Sekolah Kena Pajak? - Sahabat Guru
Transformasi Pendidikan di Indonesia Mulai 2024
Mulai tahun depan, dunia pendidikan di Indonesia akan mengalami perubahan besar. Pemerintah, melalui kebijakan fiskal terbaru, berencana untuk menerapkan Pajak Pertambahan Nilai (PPN) sebesar 12% pada beberapa lembaga pendidikan. Kebijakan ini berfokus pada sekolah-sekolah yang masuk dalam kategori "premium" atau "mewah," dengan kriteria yang masih dalam proses penyempurnaan.
Di antara indikator utama yang digunakan untuk menentukan sekolah yang dikenakan pajak adalah label "berstandar internasional." Sekolah-sekolah yang mengklaim menawarkan kurikulum, fasilitas, atau sertifikasi yang setara dengan institusi pendidikan di luar negeri akan menjadi target utama. Selain itu, besaran biaya pendidikan tahunan juga menjadi faktor penting. Sekolah yang memungut biaya di atas Rp100 juta per tahun kemungkinan besar akan termasuk dalam kategori yang dikenakan pajak ini.
Pemerintah berpendapat bahwa kebijakan ini bertujuan untuk menciptakan keadilan dan semangat gotong royong. Sekolah-sekolah mewah yang biasanya melayani kalangan menengah ke atas dianggap memiliki kapasitas finansial yang lebih untuk berkontribusi pada pembangunan negara. Dengan kata lain, mereka yang mampu membayar biaya pendidikan yang tinggi diharapkan turut serta dalam pembiayaan sektor publik melalui pajak.
Namun, meskipun niatnya baik, implementasi kebijakan ini bisa membawa dampak negatif yang signifikan. Peningkatan biaya pendidikan akibat penambahan PPN dapat menjadi beban berat bagi orang tua, terutama yang berasal dari kalangan ekonomi menengah ke bawah. Hal ini berpotensi mengurangi akses mereka terhadap pendidikan berkualitas, memperlebar kesenjangan pendidikan, dan memaksa keluarga untuk memilih sekolah yang lebih terjangkau, yang mungkin tidak memiliki kualitas yang memadai.
Di samping itu, beban pajak yang tinggi dapat menghambat pertumbuhan lembaga pendidikan baru. Investor mungkin menjadi ragu untuk berinvestasi di sektor pendidikan akibat ketidakpastian dan risiko finansial yang lebih besar. Konsekuensinya, pilihan sekolah yang berkualitas bisa semakin terbatas.

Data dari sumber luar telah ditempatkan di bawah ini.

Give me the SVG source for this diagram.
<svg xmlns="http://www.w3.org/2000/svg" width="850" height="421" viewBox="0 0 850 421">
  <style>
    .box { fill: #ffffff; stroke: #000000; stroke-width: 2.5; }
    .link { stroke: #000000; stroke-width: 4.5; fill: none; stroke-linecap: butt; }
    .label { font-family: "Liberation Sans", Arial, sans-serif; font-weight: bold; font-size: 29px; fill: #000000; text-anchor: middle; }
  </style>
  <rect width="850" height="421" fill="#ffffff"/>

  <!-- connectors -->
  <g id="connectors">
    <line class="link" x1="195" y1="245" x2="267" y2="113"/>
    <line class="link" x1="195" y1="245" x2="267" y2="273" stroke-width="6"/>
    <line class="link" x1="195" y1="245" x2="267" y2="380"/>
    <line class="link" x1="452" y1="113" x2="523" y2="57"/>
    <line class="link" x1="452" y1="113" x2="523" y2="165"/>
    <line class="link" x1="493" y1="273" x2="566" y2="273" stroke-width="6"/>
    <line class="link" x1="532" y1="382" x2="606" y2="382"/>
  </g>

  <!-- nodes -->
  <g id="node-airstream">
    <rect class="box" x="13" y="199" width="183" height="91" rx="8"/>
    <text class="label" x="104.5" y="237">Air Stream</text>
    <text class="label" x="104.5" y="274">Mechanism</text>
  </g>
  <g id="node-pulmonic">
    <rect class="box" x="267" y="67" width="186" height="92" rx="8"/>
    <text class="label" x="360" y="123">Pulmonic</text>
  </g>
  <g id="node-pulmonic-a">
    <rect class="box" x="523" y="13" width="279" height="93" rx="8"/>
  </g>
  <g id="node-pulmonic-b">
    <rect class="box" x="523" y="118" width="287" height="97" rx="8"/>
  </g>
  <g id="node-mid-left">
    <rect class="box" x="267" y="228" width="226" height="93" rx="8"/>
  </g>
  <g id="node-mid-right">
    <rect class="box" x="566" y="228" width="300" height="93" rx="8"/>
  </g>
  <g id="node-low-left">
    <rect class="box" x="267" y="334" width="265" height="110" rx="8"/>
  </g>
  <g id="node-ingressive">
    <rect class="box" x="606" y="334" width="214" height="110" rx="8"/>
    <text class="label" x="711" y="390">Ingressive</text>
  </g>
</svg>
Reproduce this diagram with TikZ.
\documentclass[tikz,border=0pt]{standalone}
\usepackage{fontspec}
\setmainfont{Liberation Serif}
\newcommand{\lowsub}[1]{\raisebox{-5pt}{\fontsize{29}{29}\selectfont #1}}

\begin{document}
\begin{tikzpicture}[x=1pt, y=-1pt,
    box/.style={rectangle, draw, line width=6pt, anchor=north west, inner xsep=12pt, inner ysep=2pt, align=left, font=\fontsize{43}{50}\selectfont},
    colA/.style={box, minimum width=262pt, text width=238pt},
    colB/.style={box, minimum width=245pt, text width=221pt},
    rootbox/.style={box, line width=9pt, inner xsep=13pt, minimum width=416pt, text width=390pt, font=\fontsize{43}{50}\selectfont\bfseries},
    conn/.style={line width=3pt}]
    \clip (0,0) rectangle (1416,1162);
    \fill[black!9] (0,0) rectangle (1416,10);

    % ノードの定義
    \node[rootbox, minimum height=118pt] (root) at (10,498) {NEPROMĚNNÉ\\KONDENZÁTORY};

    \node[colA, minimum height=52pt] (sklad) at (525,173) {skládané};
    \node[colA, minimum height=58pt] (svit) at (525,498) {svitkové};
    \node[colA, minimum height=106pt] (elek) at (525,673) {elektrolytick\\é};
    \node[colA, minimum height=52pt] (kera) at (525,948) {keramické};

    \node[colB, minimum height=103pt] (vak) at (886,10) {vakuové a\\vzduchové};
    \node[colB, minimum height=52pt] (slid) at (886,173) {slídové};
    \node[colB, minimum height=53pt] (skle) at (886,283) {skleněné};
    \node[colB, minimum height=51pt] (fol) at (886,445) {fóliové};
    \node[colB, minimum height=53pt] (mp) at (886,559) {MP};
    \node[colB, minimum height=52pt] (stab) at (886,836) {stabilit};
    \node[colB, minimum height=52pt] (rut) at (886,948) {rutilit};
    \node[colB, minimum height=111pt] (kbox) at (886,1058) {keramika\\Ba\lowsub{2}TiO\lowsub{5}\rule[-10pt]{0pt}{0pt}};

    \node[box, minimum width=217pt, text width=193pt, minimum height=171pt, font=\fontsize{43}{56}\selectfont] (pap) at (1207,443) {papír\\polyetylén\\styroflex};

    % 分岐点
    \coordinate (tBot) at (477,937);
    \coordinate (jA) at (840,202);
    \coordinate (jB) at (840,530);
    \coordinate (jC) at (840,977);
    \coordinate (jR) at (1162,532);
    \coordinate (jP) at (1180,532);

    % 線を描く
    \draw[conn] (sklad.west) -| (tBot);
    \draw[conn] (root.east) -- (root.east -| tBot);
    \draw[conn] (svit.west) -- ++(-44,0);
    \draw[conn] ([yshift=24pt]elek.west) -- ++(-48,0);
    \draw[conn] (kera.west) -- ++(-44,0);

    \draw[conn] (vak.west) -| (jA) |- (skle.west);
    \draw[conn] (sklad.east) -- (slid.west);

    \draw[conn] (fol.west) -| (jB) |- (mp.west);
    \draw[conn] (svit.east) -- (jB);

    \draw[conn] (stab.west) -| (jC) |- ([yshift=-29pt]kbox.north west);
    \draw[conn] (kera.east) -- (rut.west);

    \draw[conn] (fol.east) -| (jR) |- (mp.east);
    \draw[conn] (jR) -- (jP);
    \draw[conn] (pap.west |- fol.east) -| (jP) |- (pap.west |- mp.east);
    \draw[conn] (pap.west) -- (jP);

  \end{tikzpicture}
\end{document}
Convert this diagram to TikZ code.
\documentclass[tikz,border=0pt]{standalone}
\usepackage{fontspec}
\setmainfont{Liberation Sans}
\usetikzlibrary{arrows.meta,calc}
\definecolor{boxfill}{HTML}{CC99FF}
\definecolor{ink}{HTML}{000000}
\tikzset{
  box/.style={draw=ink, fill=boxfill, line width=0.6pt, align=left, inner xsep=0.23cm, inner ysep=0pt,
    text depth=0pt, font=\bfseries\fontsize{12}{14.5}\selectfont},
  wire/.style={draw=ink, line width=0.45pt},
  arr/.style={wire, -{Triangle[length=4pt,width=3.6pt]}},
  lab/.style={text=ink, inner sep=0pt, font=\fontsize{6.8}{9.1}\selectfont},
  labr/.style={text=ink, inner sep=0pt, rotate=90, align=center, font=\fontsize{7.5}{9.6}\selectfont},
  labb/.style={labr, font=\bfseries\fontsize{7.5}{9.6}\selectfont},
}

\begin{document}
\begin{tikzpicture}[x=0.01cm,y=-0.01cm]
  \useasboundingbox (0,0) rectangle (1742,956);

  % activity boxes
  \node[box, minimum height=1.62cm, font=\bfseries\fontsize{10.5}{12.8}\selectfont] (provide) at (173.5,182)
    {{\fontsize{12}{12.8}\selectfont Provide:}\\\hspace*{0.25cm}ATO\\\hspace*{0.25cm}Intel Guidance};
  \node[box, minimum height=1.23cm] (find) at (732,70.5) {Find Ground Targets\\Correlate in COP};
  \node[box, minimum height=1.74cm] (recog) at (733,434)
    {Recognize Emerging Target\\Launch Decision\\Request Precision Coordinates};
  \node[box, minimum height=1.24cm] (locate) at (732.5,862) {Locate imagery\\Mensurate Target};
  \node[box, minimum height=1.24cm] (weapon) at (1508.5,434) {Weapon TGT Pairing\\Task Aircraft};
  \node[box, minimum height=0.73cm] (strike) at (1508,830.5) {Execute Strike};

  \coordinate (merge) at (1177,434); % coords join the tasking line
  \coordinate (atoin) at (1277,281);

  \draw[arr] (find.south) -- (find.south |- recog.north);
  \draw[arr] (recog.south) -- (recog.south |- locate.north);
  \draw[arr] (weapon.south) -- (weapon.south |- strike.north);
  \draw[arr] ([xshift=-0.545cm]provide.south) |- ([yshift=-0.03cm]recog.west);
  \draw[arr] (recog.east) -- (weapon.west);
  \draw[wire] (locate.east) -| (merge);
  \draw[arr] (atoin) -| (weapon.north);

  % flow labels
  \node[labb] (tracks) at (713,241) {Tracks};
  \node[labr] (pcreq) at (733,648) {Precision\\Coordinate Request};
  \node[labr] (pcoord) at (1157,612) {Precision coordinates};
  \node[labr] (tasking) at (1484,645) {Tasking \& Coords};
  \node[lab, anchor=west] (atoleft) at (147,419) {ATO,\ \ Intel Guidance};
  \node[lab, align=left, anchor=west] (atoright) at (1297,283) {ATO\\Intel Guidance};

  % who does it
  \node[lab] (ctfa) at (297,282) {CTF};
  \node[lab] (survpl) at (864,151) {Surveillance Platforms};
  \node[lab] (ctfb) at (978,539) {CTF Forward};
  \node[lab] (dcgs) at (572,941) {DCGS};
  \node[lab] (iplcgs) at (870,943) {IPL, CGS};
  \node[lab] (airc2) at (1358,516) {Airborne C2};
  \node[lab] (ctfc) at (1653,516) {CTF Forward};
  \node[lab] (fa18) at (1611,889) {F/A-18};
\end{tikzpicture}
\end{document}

Lebih lanjut, penekanan pada kewajiban pajak dapat mengalihkan perhatian lembaga pendidikan dari upaya meningkatkan kualitas pengajaran. Sekolah mungkin lebih fokus pada efisiensi biaya daripada inovasi dalam metode pengajaran. Ini dapat berdampak negatif pada pengalaman belajar siswa dan mengurangi daya saing lulusan di pasar global.
Penerapan kebijakan ini memerlukan perhatian terhadap beberapa hal penting. Pertama, definisi "sekolah mewah" harus jelas dan objektif untuk menghindari diskriminasi. Kedua, pemerintah perlu memastikan bahwa dana yang diperoleh dari pajak sektor pendidikan digunakan secara efektif dan transparan untuk meningkatkan kualitas pendidikan secara keseluruhan. Ketiga, diperlukan mekanisme untuk melindungi siswa dari keluarga kurang mampu agar tetap dapat mengakses pendidikan yang berkualitas.
Pengenaan PPN pada lembaga pendidikan adalah langkah yang kompleks dengan potensi dampak yang luas. Di satu sisi, kebijakan ini bisa meningkatkan keadilan dalam sistem perpajakan. Namun, di sisi lain, kebijakan ini juga berpotensi menghambat akses masyarakat terhadap pendidikan berkualitas dan memperlebar kesenjangan sosial. Oleh karena itu, penting untuk melakukan kajian mendalam dan melibatkan berbagai pihak untuk menemukan solusi terbaik.